Your task is to implement this secure system, subject to the following constraints:
- The SecurityLevel should be defined as LOW, MEDIUM, and HIGH with a “dominates” relation. You may assume that levels are linearly ordered. That is, it is a total order and you do not need to worry about categories.
- When you parse a command from the input file, for any syntactically legal command you will create an instruction object with fields representing the instruction type (i.e., READ or WRITE), the subject’s name, the object’s name, and value, if any. It is this instruction object that you pass to the ReferenceMonitor. For an ill-formed instruction, you can simply indicate that it is a bad instruction and print out the command.
To see how your system is behaving, you will write a printState method in the ReferenceMonitor class that prints out the names and current values of all the subjects and objects when an action (i.e., READ or WRITE) is performed. Note, however, that this kind of information is not something that typically a secure system would do, but it is being asked for here in the context of the assignment.
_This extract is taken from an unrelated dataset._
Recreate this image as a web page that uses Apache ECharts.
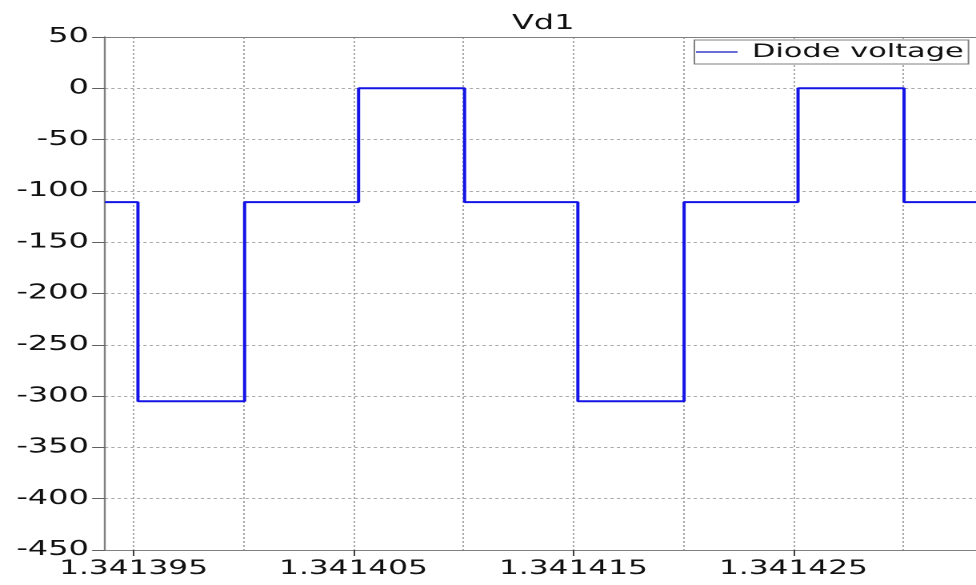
<!DOCTYPE html>
<html>
<head>
<meta charset="utf-8">
<title>Vd1</title>
<script src="https://cdn.jsdelivr.net/npm/echarts@6/dist/echarts.min.js"></script>
<style>
  html, body { margin: 0; padding: 0; background: #ffffff; overflow: hidden; }
  /* the plot is laid out narrow and widened horizontally, giving the wide lettering of the scope export */
  #chart { width: 610px; height: 585px; transform: scaleX(1.6); transform-origin: 0 0; }
</style>
</head>
<body>
<div id="chart"></div>
<script>
// Switching instants of the diode voltage (seconds) and the level held from each instant on (volts)
const switchTimes = [1.3413937, 1.3413952, 1.34140005, 1.34140523, 1.34141005,
                     1.3414152, 1.34142003, 1.34142521, 1.34143003, 1.3414333];
const voltageLevels = [-111, -305, -111, 0, -111, -305, -111, 0, -111, -111];

// Axis settings
const timeMin = 1.3413937;
const timeMax = 1.3414333;
const timeLabelValues = [1.341395, 1.341405, 1.341415, 1.341425];
const voltMin = -450;
const voltMax = 50;
const voltStep = 50;

const seriesName = 'Diode voltage';
const chartTitle = 'Vd1';

const points = switchTimes.map((t, i) => [t, voltageLevels[i]]);

const FONT = 'DejaVu Sans, Verdana, sans-serif';
const AXIS_GREY = '#808080';
const GRID_GREY = '#a9a9a9';
const TEXT = '#111111';
const WAVE_BLUE = '#1414e6';

const chart = echarts.init(document.getElementById('chart'), null, { renderer: 'canvas', devicePixelRatio: 2 });

chart.setOption({
  animation: false,
  backgroundColor: '#ffffff',
  title: {
    text: chartTitle,
    left: 320,
    top: 14,
    padding: 0,
    textStyle: { fontFamily: FONT, fontSize: 20, fontWeight: 'normal', color: TEXT }
  },
  legend: {
    data: [{ name: seriesName, icon: 'rect' }],
    left: 434,
    top: 40,
    padding: [2, 3, 2, 1],
    itemWidth: 26,
    itemHeight: 1.5,
    backgroundColor: '#ffffff',
    borderColor: AXIS_GREY,
    borderWidth: 1,
    borderRadius: 0,
    itemStyle: { color: '#3a3ac8' },
    textStyle: { fontFamily: FONT, fontSize: 19, color: TEXT, lineHeight: 20, padding: [0, 0, 0, 4] }
  },
  grid: {
    left: 65.6,
    right: 0,
    top: 37,
    bottom: 35,
    containLabel: false,
    outerBoundsMode: 'none'
  },
  xAxis: [
    {
      // time axis: grid lines every 5 µs, labels every 10 µs
      type: 'value',
      min: timeMin,
      max: timeMax,
      splitNumber: 8,
      minInterval: 5e-6,
      maxInterval: 5e-6,
      axisLine: { show: true, onZero: false, lineStyle: { color: AXIS_GREY, width: 1 } },
      axisTick: { show: false },
      axisLabel: {
        show: true,
        margin: 9,
        showMinLabel: false,
        showMaxLabel: false,
        fontFamily: FONT,
        fontSize: 19.5,
        color: TEXT,
        formatter: function (v) {
          const us = Math.round(v * 1e6);
          return (us % 10 === 5) ? v.toFixed(6) : '';
        }
      },
      splitLine: { show: true, lineStyle: { color: GRID_GREY, width: 1, type: [2, 2] } }
    },
    {
      // upper frame edge of the plot
      type: 'value',
      position: 'top',
      min: timeMin,
      max: timeMax,
      axisLine: { show: true, onZero: false, lineStyle: { color: AXIS_GREY, width: 1 } },
      axisTick: { show: false },
      axisLabel: { show: false },
      splitLine: { show: false }
    },
    {
      // tick marks under the labelled instants only
      type: 'value',
      position: 'bottom',
      min: timeMin,
      max: timeMax,
      axisLine: { show: false, onZero: false },
      axisTick: {
        show: true,
        inside: false,
        length: 6,
        customValues: timeLabelValues,
        lineStyle: { color: '#404040', width: 1 }
      },
      axisLabel: { show: false },
      splitLine: { show: false }
    }
  ],
  yAxis: {
    type: 'value',
    min: voltMin,
    max: voltMax,
    interval: voltStep,
    axisLine: { show: true, onZero: false, lineStyle: { color: AXIS_GREY, width: 1.2 } },
    axisTick: { show: true, inside: false, length: 8, lineStyle: { color: '#606060', width: 1 } },
    axisLabel: { margin: 10, fontFamily: FONT, fontSize: 20, color: TEXT },
    splitLine: { show: true, lineStyle: { color: GRID_GREY, width: 1, type: [2, 2] } }
  },
  series: [
    {
      name: seriesName,
      type: 'line',
      xAxisIndex: 0,
      step: 'end',
      data: points,
      showSymbol: false,
      symbol: 'none',
      clip: true,
      lineStyle: { color: WAVE_BLUE, width: 2 },
      itemStyle: { color: WAVE_BLUE }
    }
  ]
});
</script>
</body>
</html>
To make things easier, you will limit the number of subjects and objects to those specifically identified below. The main function should perform the following tasks:
- Create six new subjects as follows:
- adam with security level LOW
- james with security level MEDIUM
- tim with security level HIGH
- sara with security level LOW
- kristy with security level MEDIUM
- liz with security level HIGH
The initial value of the temp variable should be 0. As an example, my code uses the function createSubject in the reference monitor to add adam with security level LOW:1
refMon.createSubject("adam", LOW);
- Create six new objects as follows (that correspond to the subjects):
- aobj with security level LOW
- jobj with security level MEDIUM
- tobj with security level HIGH
- sobj with security level LOW
- kobj with security level MEDIUM
- lobj with security level HIGH
The initial value of each value should be 0. As an example, my code uses the function createObject in the reference monitor to add aobj with security level LOW:1
refMon.createObject("aobj", LOW);
- Read successive instructions from the input file and execute them, following the Bell-LaPadula constraints on reading and writing. You should have methods executeRead and executeWrite within your ReferenceMonitor class that check access requests and perform the appropriate action (if any) on the state, following the instruction semantics outlined above.
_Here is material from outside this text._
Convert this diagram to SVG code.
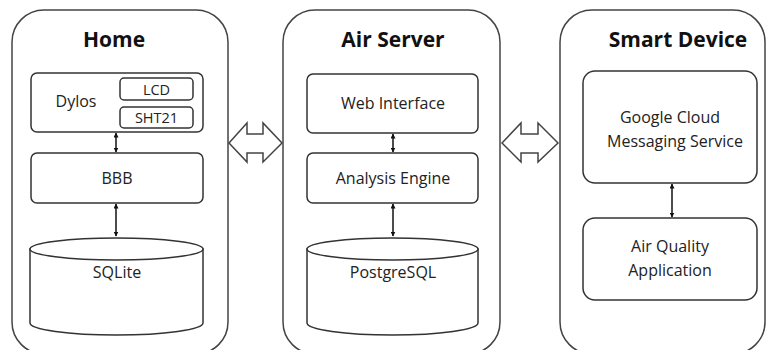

To ensure that your C++ code is compiled correctly, you will need to create a simple Makefile. This allows our scripts to just run make to compile your code with the right libraries and flags.
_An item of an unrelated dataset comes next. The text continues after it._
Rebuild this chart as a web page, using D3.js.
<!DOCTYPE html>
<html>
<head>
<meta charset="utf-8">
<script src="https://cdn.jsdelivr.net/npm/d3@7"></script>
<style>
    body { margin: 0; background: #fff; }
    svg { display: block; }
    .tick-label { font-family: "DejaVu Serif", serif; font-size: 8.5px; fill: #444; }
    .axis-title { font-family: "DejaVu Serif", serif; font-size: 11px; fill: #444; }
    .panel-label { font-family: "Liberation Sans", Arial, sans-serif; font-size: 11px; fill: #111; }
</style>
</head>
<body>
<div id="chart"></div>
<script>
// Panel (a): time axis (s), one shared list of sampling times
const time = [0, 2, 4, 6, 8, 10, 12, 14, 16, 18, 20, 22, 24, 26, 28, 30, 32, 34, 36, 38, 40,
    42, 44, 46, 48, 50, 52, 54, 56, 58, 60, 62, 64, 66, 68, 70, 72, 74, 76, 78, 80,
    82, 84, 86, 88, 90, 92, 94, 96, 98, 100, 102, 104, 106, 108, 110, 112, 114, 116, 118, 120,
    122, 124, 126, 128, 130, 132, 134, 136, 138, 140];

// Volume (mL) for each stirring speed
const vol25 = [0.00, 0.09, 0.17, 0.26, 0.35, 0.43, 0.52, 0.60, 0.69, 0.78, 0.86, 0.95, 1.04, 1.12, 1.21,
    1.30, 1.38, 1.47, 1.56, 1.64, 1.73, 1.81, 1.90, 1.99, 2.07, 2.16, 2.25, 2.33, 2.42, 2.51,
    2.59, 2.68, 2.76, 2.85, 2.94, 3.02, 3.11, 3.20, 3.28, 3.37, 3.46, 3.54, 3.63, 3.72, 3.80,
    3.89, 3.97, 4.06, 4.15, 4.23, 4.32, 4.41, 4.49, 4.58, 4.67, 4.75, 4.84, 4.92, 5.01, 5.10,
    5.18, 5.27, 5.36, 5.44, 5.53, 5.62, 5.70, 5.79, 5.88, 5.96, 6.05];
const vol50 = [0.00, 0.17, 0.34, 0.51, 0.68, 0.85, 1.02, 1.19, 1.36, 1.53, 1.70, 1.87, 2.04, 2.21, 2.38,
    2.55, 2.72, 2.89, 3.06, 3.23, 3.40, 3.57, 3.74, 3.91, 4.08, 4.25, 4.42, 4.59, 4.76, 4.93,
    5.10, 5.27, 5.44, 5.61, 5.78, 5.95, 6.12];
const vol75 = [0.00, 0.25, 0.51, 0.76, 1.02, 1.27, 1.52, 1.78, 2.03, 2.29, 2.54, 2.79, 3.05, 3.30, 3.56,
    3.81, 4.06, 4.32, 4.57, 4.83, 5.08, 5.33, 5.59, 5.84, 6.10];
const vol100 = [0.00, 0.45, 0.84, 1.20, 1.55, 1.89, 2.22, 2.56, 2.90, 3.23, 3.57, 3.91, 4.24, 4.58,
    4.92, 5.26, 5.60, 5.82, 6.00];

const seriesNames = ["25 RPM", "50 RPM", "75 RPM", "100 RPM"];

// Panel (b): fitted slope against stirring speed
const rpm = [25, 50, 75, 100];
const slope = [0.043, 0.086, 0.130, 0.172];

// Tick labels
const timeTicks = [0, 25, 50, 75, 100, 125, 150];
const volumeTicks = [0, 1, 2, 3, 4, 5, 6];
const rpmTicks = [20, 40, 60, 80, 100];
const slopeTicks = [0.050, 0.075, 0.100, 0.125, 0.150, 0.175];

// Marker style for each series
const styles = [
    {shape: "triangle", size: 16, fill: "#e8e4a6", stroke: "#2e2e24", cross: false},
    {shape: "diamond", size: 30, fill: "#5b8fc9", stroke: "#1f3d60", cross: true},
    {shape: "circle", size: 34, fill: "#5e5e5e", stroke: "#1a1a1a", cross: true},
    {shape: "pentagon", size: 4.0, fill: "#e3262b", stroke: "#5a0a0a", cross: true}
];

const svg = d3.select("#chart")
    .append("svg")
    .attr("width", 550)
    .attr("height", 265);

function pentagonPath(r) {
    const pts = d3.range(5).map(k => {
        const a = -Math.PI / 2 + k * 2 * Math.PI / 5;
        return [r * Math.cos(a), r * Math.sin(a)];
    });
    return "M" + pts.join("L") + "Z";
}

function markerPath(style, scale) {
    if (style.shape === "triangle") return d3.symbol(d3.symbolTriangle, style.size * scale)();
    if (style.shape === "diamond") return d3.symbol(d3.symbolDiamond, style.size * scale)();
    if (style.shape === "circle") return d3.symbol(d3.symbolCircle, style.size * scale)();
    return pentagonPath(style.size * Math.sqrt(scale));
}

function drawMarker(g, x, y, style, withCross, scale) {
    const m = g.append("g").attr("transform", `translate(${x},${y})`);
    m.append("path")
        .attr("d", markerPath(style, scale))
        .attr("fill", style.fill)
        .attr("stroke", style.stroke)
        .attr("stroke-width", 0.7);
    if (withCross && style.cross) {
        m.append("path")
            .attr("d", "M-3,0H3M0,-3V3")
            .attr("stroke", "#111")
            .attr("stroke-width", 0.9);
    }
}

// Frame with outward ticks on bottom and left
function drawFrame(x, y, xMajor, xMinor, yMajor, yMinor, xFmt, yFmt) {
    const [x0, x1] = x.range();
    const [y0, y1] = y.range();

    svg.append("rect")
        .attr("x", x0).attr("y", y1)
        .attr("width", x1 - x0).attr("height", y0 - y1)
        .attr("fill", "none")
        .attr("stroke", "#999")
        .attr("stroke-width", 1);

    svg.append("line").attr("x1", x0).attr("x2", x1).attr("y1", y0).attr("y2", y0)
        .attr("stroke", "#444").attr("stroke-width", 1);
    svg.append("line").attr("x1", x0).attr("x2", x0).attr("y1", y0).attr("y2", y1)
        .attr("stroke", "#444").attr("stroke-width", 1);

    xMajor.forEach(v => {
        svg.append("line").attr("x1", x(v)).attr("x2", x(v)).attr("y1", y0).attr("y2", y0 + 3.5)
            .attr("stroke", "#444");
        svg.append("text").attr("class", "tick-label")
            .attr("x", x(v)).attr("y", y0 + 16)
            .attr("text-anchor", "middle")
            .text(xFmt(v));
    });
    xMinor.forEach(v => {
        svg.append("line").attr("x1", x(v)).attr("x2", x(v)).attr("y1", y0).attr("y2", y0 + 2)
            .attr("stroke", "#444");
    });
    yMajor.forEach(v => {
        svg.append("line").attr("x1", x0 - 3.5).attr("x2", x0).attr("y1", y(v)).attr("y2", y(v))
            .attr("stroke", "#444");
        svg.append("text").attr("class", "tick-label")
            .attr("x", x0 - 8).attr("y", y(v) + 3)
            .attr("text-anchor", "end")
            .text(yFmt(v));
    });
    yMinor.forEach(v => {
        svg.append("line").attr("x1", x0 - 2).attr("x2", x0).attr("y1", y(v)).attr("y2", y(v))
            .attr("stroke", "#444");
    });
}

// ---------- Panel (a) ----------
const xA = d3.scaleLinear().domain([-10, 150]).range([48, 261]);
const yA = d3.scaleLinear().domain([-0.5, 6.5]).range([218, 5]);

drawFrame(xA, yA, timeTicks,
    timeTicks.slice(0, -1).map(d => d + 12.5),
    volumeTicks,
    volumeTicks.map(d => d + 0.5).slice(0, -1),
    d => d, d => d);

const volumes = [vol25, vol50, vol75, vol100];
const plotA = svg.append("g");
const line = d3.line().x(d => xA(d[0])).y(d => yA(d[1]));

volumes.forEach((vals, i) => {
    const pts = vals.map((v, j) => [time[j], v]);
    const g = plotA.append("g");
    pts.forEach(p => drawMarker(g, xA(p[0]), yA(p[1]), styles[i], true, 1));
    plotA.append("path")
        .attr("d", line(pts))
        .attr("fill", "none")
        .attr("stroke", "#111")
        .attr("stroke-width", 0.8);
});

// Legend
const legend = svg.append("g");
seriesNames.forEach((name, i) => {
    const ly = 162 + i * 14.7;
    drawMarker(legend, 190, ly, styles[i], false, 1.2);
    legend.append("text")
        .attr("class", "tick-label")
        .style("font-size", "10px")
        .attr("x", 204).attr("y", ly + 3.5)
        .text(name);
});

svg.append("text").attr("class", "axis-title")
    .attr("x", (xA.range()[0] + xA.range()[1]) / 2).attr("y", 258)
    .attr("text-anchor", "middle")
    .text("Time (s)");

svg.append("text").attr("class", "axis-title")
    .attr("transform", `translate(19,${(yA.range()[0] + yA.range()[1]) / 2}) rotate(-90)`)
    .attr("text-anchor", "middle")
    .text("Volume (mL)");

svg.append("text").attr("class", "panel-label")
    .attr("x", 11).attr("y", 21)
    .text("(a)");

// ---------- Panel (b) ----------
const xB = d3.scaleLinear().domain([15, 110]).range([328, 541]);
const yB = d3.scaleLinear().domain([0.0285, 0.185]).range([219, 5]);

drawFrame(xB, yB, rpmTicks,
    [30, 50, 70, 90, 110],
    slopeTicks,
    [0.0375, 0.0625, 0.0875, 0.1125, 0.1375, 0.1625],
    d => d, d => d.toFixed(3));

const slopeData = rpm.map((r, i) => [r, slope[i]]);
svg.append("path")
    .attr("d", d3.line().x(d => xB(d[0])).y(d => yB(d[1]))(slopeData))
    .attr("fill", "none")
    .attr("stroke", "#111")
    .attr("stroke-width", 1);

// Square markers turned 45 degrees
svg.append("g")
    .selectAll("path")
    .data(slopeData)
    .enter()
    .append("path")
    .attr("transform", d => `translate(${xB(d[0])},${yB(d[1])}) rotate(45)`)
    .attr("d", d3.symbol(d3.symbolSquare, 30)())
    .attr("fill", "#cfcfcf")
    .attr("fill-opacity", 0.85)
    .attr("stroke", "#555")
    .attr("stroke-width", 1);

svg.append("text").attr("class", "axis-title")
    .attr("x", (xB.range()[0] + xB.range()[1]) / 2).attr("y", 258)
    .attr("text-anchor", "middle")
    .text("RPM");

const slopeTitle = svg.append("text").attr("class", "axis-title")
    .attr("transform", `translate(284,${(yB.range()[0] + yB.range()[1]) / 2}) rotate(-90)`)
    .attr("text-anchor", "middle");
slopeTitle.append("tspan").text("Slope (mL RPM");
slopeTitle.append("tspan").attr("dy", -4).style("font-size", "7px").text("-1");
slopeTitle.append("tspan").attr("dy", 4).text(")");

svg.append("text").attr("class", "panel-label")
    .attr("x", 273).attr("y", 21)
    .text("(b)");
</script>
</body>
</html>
Your program will be tested using a suite of 3 - 5 input files on the CSE machines, some of which will exercise your program’s ability to correctly execute commands and some of which will test your program’s ability to catch error conditions. With the exception of adding the six subjects and objects as described above, you should not “hard-code” any items in your system. Be sure that you thoroughly exercise your program’s capabilities on a wide range of test suites.
Requirement
- Your code should be well documented in terms of comments. For example, good comments in general consist of a header (with your name, course section, date, and a brief description), comments for each variable, and commented “blocks” of code.
- Your program will be graded largely on whether it works correctly on the CSE machines (e.g., cse01, cse02, …, cse06), so you should make sure that your program compiles and runs on a CSE machine.
- Please pay attention to the SAMPLE OUTPUT for how this program is expected to work. If you have any questions about this, please contact your instructor, TA, or IA assigned to this course to ensure you understand these directions.